AT&T is adding 9.6 megawatts of fuel cell power from Bloom Energy, more than doubling its existing contract with the Silicon Valley startup.
AT&T signed an initial contract with Bloom Energy in July 2011 to deploy 7.5 MW of Bloom Boxes at 11 sites in California, including data centers. AT&T will now have 17.1 MW of Bloom Energy servers helping to power 28 sites in California and Connecticut, the companies said in a statement. In total, the installations are expected to produce more than 149 million kilowatt hours of electricity annually, enough to power more than 13,680 homes per year.
The decision, which was announced this week, makes the communications giant Bloom Energy’s largest corporate customer.
Bloom Energy makes solid oxide fuel cells, which are assembled by the thousands into an energy server or Bloom box. The parking space-size Bloom box converts fuel like natural gas or biogas into electricity. Using fuel cell power reduces carbon emissions by about 50 percent compared to the grid and virtually eliminates sulfur oxide, nitrogen oxide and other smog forming particulate emissions, Bloom said.
AT&T isn’t purchasing the Bloom Boxes. Instead, the company will buy the electricity generated from the Bloom boxes through a long-term power purchase agreement.

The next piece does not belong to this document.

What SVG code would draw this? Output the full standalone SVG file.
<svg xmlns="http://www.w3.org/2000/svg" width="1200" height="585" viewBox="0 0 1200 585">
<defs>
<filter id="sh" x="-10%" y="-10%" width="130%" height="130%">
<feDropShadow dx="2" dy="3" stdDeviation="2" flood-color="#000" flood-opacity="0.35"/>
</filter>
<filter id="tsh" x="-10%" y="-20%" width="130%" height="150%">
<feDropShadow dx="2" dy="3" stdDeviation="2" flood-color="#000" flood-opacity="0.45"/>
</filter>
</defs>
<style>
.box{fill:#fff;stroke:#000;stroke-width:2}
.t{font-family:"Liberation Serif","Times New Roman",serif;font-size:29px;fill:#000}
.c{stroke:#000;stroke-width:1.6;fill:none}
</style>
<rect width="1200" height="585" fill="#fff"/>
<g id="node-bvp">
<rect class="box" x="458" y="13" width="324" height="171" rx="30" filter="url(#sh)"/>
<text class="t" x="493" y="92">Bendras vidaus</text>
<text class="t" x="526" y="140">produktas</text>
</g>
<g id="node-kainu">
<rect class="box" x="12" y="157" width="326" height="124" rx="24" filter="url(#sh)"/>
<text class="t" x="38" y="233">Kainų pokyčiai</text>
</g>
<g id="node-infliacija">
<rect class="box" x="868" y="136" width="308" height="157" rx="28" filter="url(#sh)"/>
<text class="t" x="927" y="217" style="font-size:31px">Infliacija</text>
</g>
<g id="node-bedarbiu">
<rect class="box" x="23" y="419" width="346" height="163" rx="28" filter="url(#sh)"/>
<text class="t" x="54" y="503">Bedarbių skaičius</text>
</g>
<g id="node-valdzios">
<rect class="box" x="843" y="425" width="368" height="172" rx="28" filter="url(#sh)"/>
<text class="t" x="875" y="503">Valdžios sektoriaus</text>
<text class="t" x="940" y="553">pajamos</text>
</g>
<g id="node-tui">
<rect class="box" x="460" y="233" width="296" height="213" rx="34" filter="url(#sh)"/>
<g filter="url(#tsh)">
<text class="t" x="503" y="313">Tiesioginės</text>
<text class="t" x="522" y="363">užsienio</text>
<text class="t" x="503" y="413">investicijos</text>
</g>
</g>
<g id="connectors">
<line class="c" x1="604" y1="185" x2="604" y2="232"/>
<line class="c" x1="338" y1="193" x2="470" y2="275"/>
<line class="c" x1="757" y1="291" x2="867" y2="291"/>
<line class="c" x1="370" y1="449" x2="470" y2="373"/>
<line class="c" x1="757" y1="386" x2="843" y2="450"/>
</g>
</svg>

Earlier this year, Bloom Energy launched a new business division to take advantage of the skyrocketing demand for energy-intensive data centers. Bloom Energy is the fuel cell provider for a nearly 5-MW installation at Apple’s $1 billion data center in Maiden, North Carolina. The next phase of eBay’s flagship data center in Utah also will be powered by a 6-MW installation consisting of 30 Bloom Energy servers.